VI. BGH, Beschluss vom 14. Januar 2014 – 4 StR 453/13
Das gezielte Anfahren einer auf einem Motorrad vorausfahrenden Person mit einem Kraftfahrzeug stellt nur dann eine gefährliche Körperverletzung unter Einsatz eines anderen gefährlichen Werkzeugs i.S.d. § 224 Abs. 1 Nr. 1 StGB dar, wenn bei dem Opfer nicht erst durch den anschließenden Sturz, sondern bereits durch den Zusammenstoß selbst eine nicht unerhebliche Beeinträchtigung des körperlichen Wohlbefindens und damit eine körperliche Misshandlung ausgelöst worden ist. Erst infolge des anschließenden Sturzes erlittene Verletzungen, die nicht auf den unmittelbaren Kontakt zwischen Kraftfahrzeug und Körper zurückzuführen sind, können dagegen für sich allein die Beurteilung als gefährliche Körperverletzung nach §224 Abs.1 Nr.2 StGB nicht tragen (ständige Rspr. des Senats).

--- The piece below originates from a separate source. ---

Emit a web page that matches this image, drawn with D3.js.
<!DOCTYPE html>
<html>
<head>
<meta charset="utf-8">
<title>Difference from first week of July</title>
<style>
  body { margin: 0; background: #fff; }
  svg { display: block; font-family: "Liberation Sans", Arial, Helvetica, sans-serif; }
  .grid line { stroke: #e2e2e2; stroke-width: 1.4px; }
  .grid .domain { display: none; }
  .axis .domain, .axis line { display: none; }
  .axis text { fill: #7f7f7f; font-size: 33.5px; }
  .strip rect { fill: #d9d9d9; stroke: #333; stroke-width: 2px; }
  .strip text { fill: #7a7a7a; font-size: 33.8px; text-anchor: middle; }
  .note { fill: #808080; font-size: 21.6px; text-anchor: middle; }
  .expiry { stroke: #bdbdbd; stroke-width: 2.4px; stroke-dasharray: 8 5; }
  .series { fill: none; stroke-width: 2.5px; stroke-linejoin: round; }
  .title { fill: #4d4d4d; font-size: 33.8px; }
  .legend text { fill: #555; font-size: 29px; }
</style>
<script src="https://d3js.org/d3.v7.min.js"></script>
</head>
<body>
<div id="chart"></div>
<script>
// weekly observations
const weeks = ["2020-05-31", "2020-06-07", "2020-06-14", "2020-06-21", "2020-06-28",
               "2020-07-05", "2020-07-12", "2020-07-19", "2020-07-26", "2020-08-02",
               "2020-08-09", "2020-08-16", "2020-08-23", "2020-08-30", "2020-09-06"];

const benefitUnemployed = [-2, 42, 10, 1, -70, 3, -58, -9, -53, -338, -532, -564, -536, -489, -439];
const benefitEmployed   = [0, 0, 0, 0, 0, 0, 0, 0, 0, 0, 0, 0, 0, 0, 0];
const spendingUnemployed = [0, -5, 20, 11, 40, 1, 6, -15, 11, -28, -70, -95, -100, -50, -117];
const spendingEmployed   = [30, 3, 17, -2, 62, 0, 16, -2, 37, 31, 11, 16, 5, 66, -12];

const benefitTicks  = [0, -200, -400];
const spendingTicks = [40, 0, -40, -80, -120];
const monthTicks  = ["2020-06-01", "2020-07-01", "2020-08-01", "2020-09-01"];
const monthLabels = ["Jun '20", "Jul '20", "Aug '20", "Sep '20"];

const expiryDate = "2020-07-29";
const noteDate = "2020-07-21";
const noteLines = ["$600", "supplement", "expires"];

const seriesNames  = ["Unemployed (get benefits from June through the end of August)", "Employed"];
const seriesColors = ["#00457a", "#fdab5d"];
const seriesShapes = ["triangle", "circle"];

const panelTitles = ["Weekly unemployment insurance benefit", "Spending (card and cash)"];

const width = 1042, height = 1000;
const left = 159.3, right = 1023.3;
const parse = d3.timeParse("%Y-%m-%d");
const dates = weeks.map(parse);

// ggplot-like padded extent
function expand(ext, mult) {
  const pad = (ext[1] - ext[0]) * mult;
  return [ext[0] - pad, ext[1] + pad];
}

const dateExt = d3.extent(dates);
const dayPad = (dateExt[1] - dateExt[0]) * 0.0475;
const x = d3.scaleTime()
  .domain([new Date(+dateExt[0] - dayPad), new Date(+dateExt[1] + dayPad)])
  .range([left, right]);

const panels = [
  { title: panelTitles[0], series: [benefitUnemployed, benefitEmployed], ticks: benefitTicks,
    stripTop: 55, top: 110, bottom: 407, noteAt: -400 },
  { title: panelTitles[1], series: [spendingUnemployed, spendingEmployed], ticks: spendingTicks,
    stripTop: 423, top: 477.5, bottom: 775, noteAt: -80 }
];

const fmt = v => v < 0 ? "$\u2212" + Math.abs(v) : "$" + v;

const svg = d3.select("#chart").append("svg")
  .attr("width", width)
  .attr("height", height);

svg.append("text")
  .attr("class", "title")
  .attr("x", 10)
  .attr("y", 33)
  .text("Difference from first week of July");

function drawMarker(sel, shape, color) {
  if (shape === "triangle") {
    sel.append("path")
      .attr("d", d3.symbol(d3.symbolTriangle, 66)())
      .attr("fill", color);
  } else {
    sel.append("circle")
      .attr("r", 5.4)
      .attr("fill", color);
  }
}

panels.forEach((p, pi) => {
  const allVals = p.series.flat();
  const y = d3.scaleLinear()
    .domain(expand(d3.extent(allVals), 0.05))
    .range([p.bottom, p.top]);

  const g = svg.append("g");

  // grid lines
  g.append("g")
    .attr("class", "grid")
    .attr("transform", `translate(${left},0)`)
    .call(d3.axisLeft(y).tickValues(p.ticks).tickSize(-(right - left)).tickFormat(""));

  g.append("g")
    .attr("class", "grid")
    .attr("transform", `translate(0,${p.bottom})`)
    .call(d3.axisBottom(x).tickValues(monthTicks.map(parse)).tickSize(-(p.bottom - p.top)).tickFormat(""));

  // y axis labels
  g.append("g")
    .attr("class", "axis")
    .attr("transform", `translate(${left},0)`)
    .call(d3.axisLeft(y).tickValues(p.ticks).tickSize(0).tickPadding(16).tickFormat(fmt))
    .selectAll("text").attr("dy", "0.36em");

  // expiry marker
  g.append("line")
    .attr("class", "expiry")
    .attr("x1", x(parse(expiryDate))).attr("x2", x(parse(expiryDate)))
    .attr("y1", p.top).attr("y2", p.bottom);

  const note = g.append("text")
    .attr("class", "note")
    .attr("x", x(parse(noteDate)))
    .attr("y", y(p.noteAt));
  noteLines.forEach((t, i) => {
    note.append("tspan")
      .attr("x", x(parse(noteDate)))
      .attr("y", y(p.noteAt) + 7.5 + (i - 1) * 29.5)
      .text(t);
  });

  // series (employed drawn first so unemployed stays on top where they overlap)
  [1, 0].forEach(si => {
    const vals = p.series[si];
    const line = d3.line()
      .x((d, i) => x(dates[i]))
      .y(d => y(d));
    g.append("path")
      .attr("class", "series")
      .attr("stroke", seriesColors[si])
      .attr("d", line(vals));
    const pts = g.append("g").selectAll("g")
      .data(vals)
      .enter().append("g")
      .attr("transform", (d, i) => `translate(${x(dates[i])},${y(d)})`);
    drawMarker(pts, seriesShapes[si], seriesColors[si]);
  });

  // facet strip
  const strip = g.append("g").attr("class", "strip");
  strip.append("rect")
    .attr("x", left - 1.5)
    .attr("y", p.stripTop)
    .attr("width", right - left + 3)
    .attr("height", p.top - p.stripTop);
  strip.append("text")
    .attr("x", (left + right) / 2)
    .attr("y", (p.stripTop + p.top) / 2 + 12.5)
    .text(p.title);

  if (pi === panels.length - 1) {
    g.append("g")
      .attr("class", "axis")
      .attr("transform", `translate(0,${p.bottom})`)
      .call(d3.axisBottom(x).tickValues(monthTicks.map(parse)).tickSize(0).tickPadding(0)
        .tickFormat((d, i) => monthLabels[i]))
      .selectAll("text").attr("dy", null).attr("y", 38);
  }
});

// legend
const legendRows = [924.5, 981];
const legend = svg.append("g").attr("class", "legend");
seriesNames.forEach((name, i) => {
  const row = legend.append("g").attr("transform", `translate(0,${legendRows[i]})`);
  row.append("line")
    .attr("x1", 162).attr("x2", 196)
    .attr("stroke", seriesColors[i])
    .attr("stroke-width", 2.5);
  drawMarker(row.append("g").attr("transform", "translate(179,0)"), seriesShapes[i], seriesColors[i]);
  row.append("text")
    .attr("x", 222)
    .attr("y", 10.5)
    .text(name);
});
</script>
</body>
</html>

VII. BGH, Beschluss vom 15. Januar 2014 – 4 StR 509/13
Der Schuss des Täters mit einer mit Schrotpatronen geladenen Pumpgun in das rechte Knie des Opfers, welcher dazu führt, dass dem Geschädigten dauerhaft keine schweren körperlichen Belastungen, sondern nur noch sitzende Tätigkeiten möglich sein werden und eine Minderung der Erwerbstätigkeit von 30 % besteht, stellt keine schwere Körperverletzung gemäß § 226 Abs. 1 Nr. 2 Alt. 2 StGB dar. Denn die Gebrauchsfähigkeit des rechten Beins ist damit nicht derartig stark eingeschränkt, dass sie dem vollständigen Verlust eines wichtigen Gliedes nach der 1. Alt. der Regelung gleichgestellt werden kann.
VIII. BGH, Beschluss vom 16. Januar 2014 – 1 StR 389/13
Zur Abgrenzung zwischen eigenverantwortlicher Selbstgefährdung und strafbarer Körperverletzung mit Todesfolge bzw. fahrlässiger Tötung bei einem Arzt, der drogenabhängigen Patienten opiathaltige Schmerzpflaster ohne genaue Untersuchung verschrieb, wobei zwei Patienten aufgrund sich missbräuchlich selbst intravenös verabreichter Überdosen der aus den Pflastern ausgekochten Opiate verstarben (unbedingt anschauen!!!).
IX. BGH, Urteil vom 22. Januar 2014 – 5 StR 468/12
Zu den Anforderungen an eine Beihilfe bei berufstypischen Handlungen (hier: professionelle Einziehung von Forderungen durch den Geschäftsführer eines Finanzdienstleistungsunternehmens, die betrügerischen Machenschaften der Auftraggeber entstammten).